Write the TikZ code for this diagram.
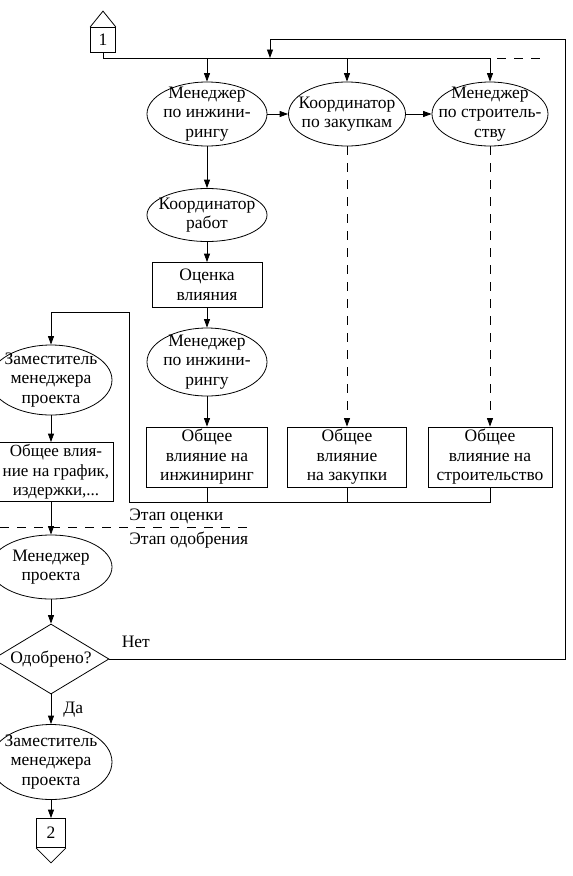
\documentclass[tikz,border=0pt]{standalone}
\usepackage{fontspec}
\setmainfont{Liberation Serif}
\usetikzlibrary{arrows.meta,positioning}
\usetikzlibrary{shapes.geometric}
\tikzset{
  centered/.style = { align=center, anchor=center },
       txt/.style = { font=\fontsize{17.5}{19.5}\selectfont, inner sep=0pt },
      oval/.style = { txt, centered, draw, ellipse, inner xsep=-14pt, inner ysep=-8pt,
                      minimum width=120pt, minimum height=64pt },
     block/.style = { txt, centered, draw, minimum height=60pt },
    decide/.style = { txt, centered, draw, diamond, aspect=2, inner sep=-2pt,
                      minimum width=116pt, minimum height=70pt },
      conn/.style = { txt, centered, draw, minimum size=25pt },
     arrow/.style = { ->, >={Triangle[length=8.5pt,width=6pt]} },
     dline/.style = { dash pattern=on 9pt off 8pt }
}

\begin{document}
\begin{tikzpicture}[x=1pt, y=-1pt, line width=0.8pt]
  \useasboundingbox (0,0) rectangle (573,876);

  % evaluation stage
  \node[conn] (c1) at (103,40) {1};
  \node[oval] (me1) at (207,114) {Менеджер\\по инжини-\\рингу};
  \node[oval, minimum width=117pt] (kz) at (347,114) {Координатор\\по закупкам};
  \node[oval, minimum width=116pt] (ms) at (490,114) {Менеджер\\по строитель-\\ству};
  \node[oval, minimum height=53pt] (kr) at (207,215) {Координатор\\работ};
  \node[block, minimum width=110pt, minimum height=45pt] (ov) at (207,285) {Оценка\\влияния};
  \node[oval, minimum height=68pt] (me2) at (207,362) {Менеджер\\по инжини-\\рингу};
  \node[block, minimum width=121pt] (ob1) at (207,457) {Общее\\влияние на\\инжиниринг};
  \node[block, minimum width=119pt] (ob2) at (347,457) {Общее\\влияние\\на закупки};
  \node[block, minimum width=124pt] (ob3) at (490,457) {Общее\\влияние на\\строительство};
  \node[oval, minimum width=122pt, minimum height=70pt] (zm1) at (51,380) {Заместитель\\менеджера\\проекта};
  \node[block, minimum width=114pt, minimum height=59pt, font=\fontsize{17}{19.5}\selectfont]
    (obg) at (56,472) {Общее влия-\\ние на график,\\издержки,...};

  % approval stage
  \node[oval, minimum width=122pt] (mp) at (51,567) {Менеджер\\проекта};
  \node[decide] (od) at (51,659) {Одобрено?};
  \node[oval, minimum width=122pt, minimum height=75pt] (zm2) at (51,762) {Заместитель\\менеджера\\проекта};
  \node[conn, minimum size=29pt] (c2) at (51,833) {2};

  \node[txt, anchor=base west] (st1) at (129,520) {Этап оценки};
  \node[txt, anchor=base west] (st2) at (129,544) {Этап одобрения};

  \coordinate (bus) at (0,58);
  \coordinate (tail) at (543,58);
  \coordinate (ret) at (565,39);
  \coordinate (join) at (270,58);
  \coordinate (low) at (129,502);
  \coordinate (turn) at (129,312);
  \coordinate (sepL) at (0,527);
  \coordinate (sepR) at (250,527);

  % connectors
  \draw (c1.north west) -- ([yshift=16pt]c1.north) -- (c1.north east);
  \draw (c2.south west) -- ([yshift=-15pt]c2.south) -- (c2.south east);

  \draw (c1.south) |- (ms.north |- bus);
  \draw[dline] (ms.north |- bus) ++(7,0) -- (tail);
  \foreach \n in {me1,kz,ms}
    \draw[arrow] (\n.north |- bus) -- (\n.north);
  \draw[arrow] (me1) -- (kz);
  \draw[arrow] (kz) -- (ms);
  \draw[arrow] (me1) -- (kr);
  \draw[arrow] (kr) -- (ov);
  \draw[arrow] (ov) -- (me2);
  \draw[arrow] (me2) -- (ob1);
  \draw[arrow, dline] (kz) -- (ob2);
  \draw[arrow, dline] (ms) -- (ob3);
  \draw (ob1.south) -- (ob1.south |- low);
  \draw (ob2.south) -- (ob2.south |- low);
  \draw[arrow] (ob3.south) |- (low) -- (turn) -| (zm1.north);
  \draw[arrow] (zm1) -- (zm1 |- obg.north);
  \draw[arrow] (obg.south -| mp) -- (mp);
  \draw[dline] (sepL) -- (sepR);
  \draw[arrow] (mp) -- (od);
  \draw[arrow] (od) -- node[txt, right=12pt] (yes) {Да} (zm2);
  \draw[arrow] (zm2) -- (c2);
  \draw[arrow] (od.east) node[txt, above right=11pt and 12pt] (no) {Нет} -| (ret) -| (join);
\end{tikzpicture}
\end{document}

**Task details**
Without including any pictures, reproduce the listing exactly.

**Solution to the exercise**
Write the TikZ code for this diagram.
\documentclass[tikz,border=0pt]{standalone}
\usepackage{fontspec}
\setmainfont{Liberation Serif}
\usetikzlibrary{arrows.meta,positioning}
\usetikzlibrary{shapes.geometric}
\tikzset{
  centered/.style = { align=center, anchor=center },
       txt/.style = { font=\fontsize{17.5}{19.5}\selectfont, inner sep=0pt },
      oval/.style = { txt, centered, draw, ellipse, inner xsep=-14pt, inner ysep=-8pt,
                      minimum width=120pt, minimum height=64pt },
     block/.style = { txt, centered, draw, minimum height=60pt },
    decide/.style = { txt, centered, draw, diamond, aspect=2, inner sep=-2pt,
                      minimum width=116pt, minimum height=70pt },
      conn/.style = { txt, centered, draw, minimum size=25pt },
     arrow/.style = { ->, >={Triangle[length=8.5pt,width=6pt]} },
     dline/.style = { dash pattern=on 9pt off 8pt }
}

\begin{document}
\begin{tikzpicture}[x=1pt, y=-1pt, line width=0.8pt]
  \useasboundingbox (0,0) rectangle (573,876);

  % evaluation stage
  \node[conn] (c1) at (103,40) {1};
  \node[oval] (me1) at (207,114) {Менеджер\\по инжини-\\рингу};
  \node[oval, minimum width=117pt] (kz) at (347,114) {Координатор\\по закупкам};
  \node[oval, minimum width=116pt] (ms) at (490,114) {Менеджер\\по строитель-\\ству};
  \node[oval, minimum height=53pt] (kr) at (207,215) {Координатор\\работ};
  \node[block, minimum width=110pt, minimum height=45pt] (ov) at (207,285) {Оценка\\влияния};
  \node[oval, minimum height=68pt] (me2) at (207,362) {Менеджер\\по инжини-\\рингу};
  \node[block, minimum width=121pt] (ob1) at (207,457) {Общее\\влияние на\\инжиниринг};
  \node[block, minimum width=119pt] (ob2) at (347,457) {Общее\\влияние\\на закупки};
  \node[block, minimum width=124pt] (ob3) at (490,457) {Общее\\влияние на\\строительство};
  \node[oval, minimum width=122pt, minimum height=70pt] (zm1) at (51,380) {Заместитель\\менеджера\\проекта};
  \node[block, minimum width=114pt, minimum height=59pt, font=\fontsize{17}{19.5}\selectfont]
    (obg) at (56,472) {Общее влия-\\ние на график,\\издержки,...};

  % approval stage
  \node[oval, minimum width=122pt] (mp) at (51,567) {Менеджер\\проекта};
  \node[decide] (od) at (51,659) {Одобрено?};
  \node[oval, minimum width=122pt, minimum height=75pt] (zm2) at (51,762) {Заместитель\\менеджера\\проекта};
  \node[conn, minimum size=29pt] (c2) at (51,833) {2};

  \node[txt, anchor=base west] (st1) at (129,520) {Этап оценки};
  \node[txt, anchor=base west] (st2) at (129,544) {Этап одобрения};

  \coordinate (bus) at (0,58);
  \coordinate (tail) at (543,58);
  \coordinate (ret) at (565,39);
  \coordinate (join) at (270,58);
  \coordinate (low) at (129,502);
  \coordinate (turn) at (129,312);
  \coordinate (sepL) at (0,527);
  \coordinate (sepR) at (250,527);

  % connectors
  \draw (c1.north west) -- ([yshift=16pt]c1.north) -- (c1.north east);
  \draw (c2.south west) -- ([yshift=-15pt]c2.south) -- (c2.south east);

  \draw (c1.south) |- (ms.north |- bus);
  \draw[dline] (ms.north |- bus) ++(7,0) -- (tail);
  \foreach \n in {me1,kz,ms}
    \draw[arrow] (\n.north |- bus) -- (\n.north);
  \draw[arrow] (me1) -- (kz);
  \draw[arrow] (kz) -- (ms);
  \draw[arrow] (me1) -- (kr);
  \draw[arrow] (kr) -- (ov);
  \draw[arrow] (ov) -- (me2);
  \draw[arrow] (me2) -- (ob1);
  \draw[arrow, dline] (kz) -- (ob2);
  \draw[arrow, dline] (ms) -- (ob3);
  \draw (ob1.south) -- (ob1.south |- low);
  \draw (ob2.south) -- (ob2.south |- low);
  \draw[arrow] (ob3.south) |- (low) -- (turn) -| (zm1.north);
  \draw[arrow] (zm1) -- (zm1 |- obg.north);
  \draw[arrow] (obg.south -| mp) -- (mp);
  \draw[dline] (sepL) -- (sepR);
  \draw[arrow] (mp) -- (od);
  \draw[arrow] (od) -- node[txt, right=12pt] (yes) {Да} (zm2);
  \draw[arrow] (zm2) -- (c2);
  \draw[arrow] (od.east) node[txt, above right=11pt and 12pt] (no) {Нет} -| (ret) -| (join);
\end{tikzpicture}
\end{document}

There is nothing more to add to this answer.